Es war heute im Sitzungssaal B266 des Landgerichts München wie ein Ausflug in die Cyberwelt, in der keine Bewegung mit Handy unentdeckt bleibt. Quasi: „Big Brother ist watching you“. Denn der Sachverständige für Telekommunikationsdaten des Landeskriminalamts konnte in seinem Gutachten jedes Ein- und Ausloggen des Handys der Angeklagten zum fraglichen Zeitpunkt mit hoher Wahrscheinlichkeit rekonstruieren.
Vor allem im Erdgeschoss-Zimmer auf der Palliativ-Station des Krankenhauses Agatharied, in das Böck zuletzt verlegt wurde. Dort herrschte ausreichender bis guter Empfang. Mit den Angaben der Provider und aufgrund der Messungen im Krankenhauses hätte man feststellen können, so der Gutachter, dass sich die 53-Jährige Betreuerin von Böck in deren Zimmer am Todestag von 7:24 Uhr bis 9:18 Uhr durchgängig aufgehalten habe, zumindest sei das Handy ständig im Raum gewesen. Das LTE-Netz sei dort gut zu empfangen.
Handydaten belasten Angeklagte
Die Recherche dieser entscheidenden knapp zwei Stunden ist deswegen von Bedeutung, weil eine junge Stationsärztin bereits um 9:30 Uhr die Todesbescheinigung für Böck ausstellte. Aber um 8:30 Uhr wäre die schwerkranke Patientin noch von zwei Krankenschwestern bei ihrem morgendlichen Rundgang lebend angetroffen worden. Das „Szenario“ des LKA-Beamten dürfte die Angeklagte schwer belasten, da sie offenbar zum Todeszeitpunkt von Böck in deren Zimmer war, zumindest jedenfalls ihr Handy. Mit ihrem Vodafone-Smartphone soll Renate W. auch in den Tagen nach Böcks Tod reichlich telefoniert haben.

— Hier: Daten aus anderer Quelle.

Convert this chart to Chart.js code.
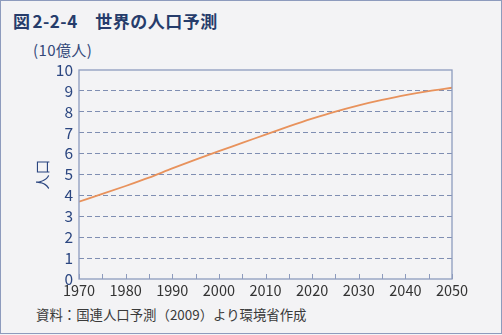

Diesmal aber, so der IT-Experte, aus den Funkzellen von Böcks Villa am Riedlerberg 20 in Kreuth. Denn W. wird mit drei weiteren Angeklagten unter anderem des Bandendiebstahls beschuldigt, der bereits vor Böcks Tod begonnen haben soll, wie mehrere Zeuginnen im Laufe des Verfahrens bestätigten. Deshalb sei auch der Wiesseer Polizeibeamte Anton S. nach Kreuth gerufen worden, wie er heute als Zeuge aussagte. Nachbarn hätten ihn am 26. März 2016 verständigt, weil viele Gegenstände aus dem Haus in mehrere Fahrzeuge verladen würden. Bei seiner Spurensuche im Rupertihof, in dem Böck zuletzt wohnte, sei er in deren Zimmer auch auf ihr Testament vom Oktober 2015 gestoßen, beurkundet von einem Tegernseer Notar.
Böck war eine „schwierige Person“
Der Krankenschwester Sigrid S. aus Agatharied sei noch die Nacht vom 19. auf 20. März in besonderer Erinnerung. Denn nach Mitternacht sei der mitangeklagte bulgarische Hausmeister von Böck, Georgiev Z., in Begleitung von Renate W., auf die Station gekommen und habe um die Herausgabe des Kellerschlüssels von Böcks Villa gebeten, den die 58-Jährige aushändigte. Einen Besuch von „Betty“ in deren Zimmer habe sie aber verwehrt, „weil dies zu spät ist“. Der Schlüssel sei aber am Folgetag wieder abgegeben worden.
Bereits vor über 20 Jahren kam ein Kontakt von Böck mit dem Heimatforscher Benno E. aus Dürnbach zustande. Er sollte ein Bauernschlafzimmer der Kunsthändlerin Böck für das Tegernseer Heimatmuseum übernehmen. Doch aus dem Handel wurde nichts. Viele Jahre später dachte Böck wohl bereits an ihren Tod und eine entsprechend würdige Trauerfeier. Wegen der Musik sollte sich E. schon mal Gedanken machen.
In den letzten Wochen von Böck hatte der 82-Jährige dann mehr Kontakt zu der „eher schwierigen Person“. Sie sei aber immer „eine gute Haut gewesen“, weil sie „viel an verschiedene Organisationen gespendet“ habe. Auch am 22. März 2016, dem Todestag von Böck, habe Benno E. mit der Angeklagten telefoniert. Laut Kommunikationsdaten morgens um 8:19 Uhr vier Minuten und 10:55 Uhr dann zehn Minuten. Beim letzten Gespräch mit „Renate“ habe er womöglich vom Tod Böcks erfahren. Über Gesprächsinhalte konnte der LKA-Beamte aber nichts sagen.